The inquests would often last for days since anyone and everyone connected to the case could be called.

At the end of the inquest, a jury could decide during the hearing if a shooting was justified, unjustified or criminal.

In 2010, there was renewed interest in the process after a former Army officer, Erik Scott, was shot by three police officers outside a Costco store in Summerlin.

The Clark County commissioners began discussing changes to the current process, creating a review panel to propose changes to the coroner’s inquest.

In September 2010, the coroner’s inquest for the police shooting of Erik Scott was televised at the suggestion of then Clark County Commissioner Steve Sisolak.

In November 2010, it was decided that a lawyer to represent the family of dead needed to be added to the process.

Chris Collins, the head of the Las Vegas Police Protective Association, vowed that his officers would not participate in future inquests, saying that the change transformed the process into a fault-finding hearing instead of a fact-finding hearing.

Steve Sisolak began working to introduce a proposal that would ensure that police officers would still be willing to participate.

In 2011, Clark County commissioners approved several changes to the coroner’s inquest, including restricting the coroner’s inquest attorneys who acted as ombudsmen for the families of those killed by police. The new rules said that lawyers could not be involved in lawsuits impugning how police used face against a suspect either 5 years before or 5 years after an inquest.

The reforms also allowed police officers to have a union attorney at hearings; eliminated jury verdicts; and established a system for information to be disclosed publicly before inquests.
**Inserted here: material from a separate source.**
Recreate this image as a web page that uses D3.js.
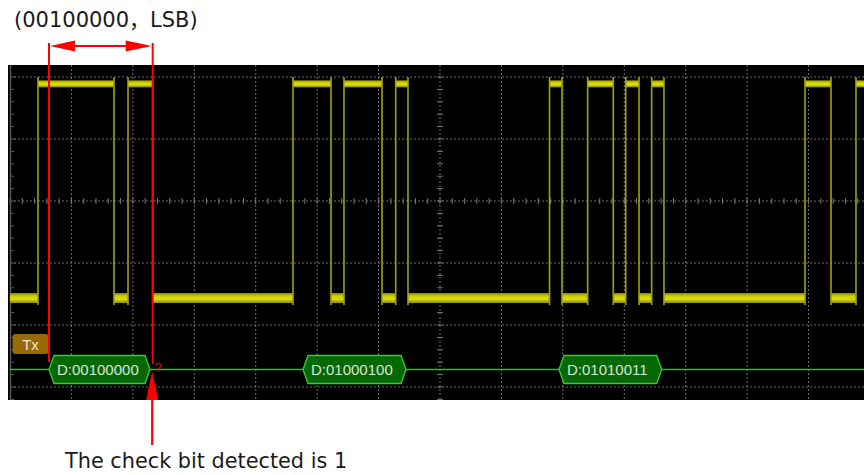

The changes also required 2 pre-inquest meetings when investigative files would be shared with the family.

Additionally, the jury was replaced with a panel that would make findings of fact instead of fault, giving the families no basis for litigation.

In June 2011, the Las Vegas Police Protective Association filed a lawsuit on behalf of Las Vegas Metropolitan Police Department officers that challenged the constitutionality of the new coroner’s inquest.

And in August 2011, the ACLU of Nevada filed a motion to intervene in the suit challenging the process.

In May 2012, the Nevada Supreme Court delayed coroner’s inquests indefinitely and scheduled oral arguments on the inquest’s constitutionality.

The Nevada Supreme Court upheld the reforms in October 2012, but because of the controversy, no inquests took place for 2 years.

In 2013, the Clark County Commission voted 4 to 2 to do away with the coroner’s inquest process and introduced a new fact-finding only process for fatal officer-involved shootings.

The citizen panel that acted as a pseudo-jury during inquests was gotten rid of completely and the hearings were moved out of courtrooms.

Additionally, the changes allowed for fewer witnesses to be called, relying on reports gathering by police investigators instead.

Also, the ability of the ombudsman to call witnesses was removed.

Additionally, it was decided that the police fatality review process would be triggered whenever the District Attorney’s Office made a preliminary ruling that a shooting was not criminal.

Under the new process, a prosecutor makes the presentation of the essential facts of the case, which may or may not include officer testimony. The prosecutor can then call relevant witnesses, who can be questioned by the ombudsman and the presiding officer. The presiding officer was also given power to question witnesses.

Clark County Commissioners Steve Sisolak, Mary Beth Scow and Larry Brown approved the process.

Commissioners Tom Collins and Lawrence Weekly opposed.

Clark County Commissioner Chris Giunchigliani was absent because of a travel delay. She voiced her displeasure of the new process after it was approved, saying it had been watered down.

Six months and three hearings later, the Clark County Commission reviewed the process and decided no major changes were needed. The only addition was a closing statement at the end of the review.

Today's fact-finding review of the Jorge Gomez case was the 86th such review. In none of the previous cases was a decision made to charge an officer or officers for the death of a citizen.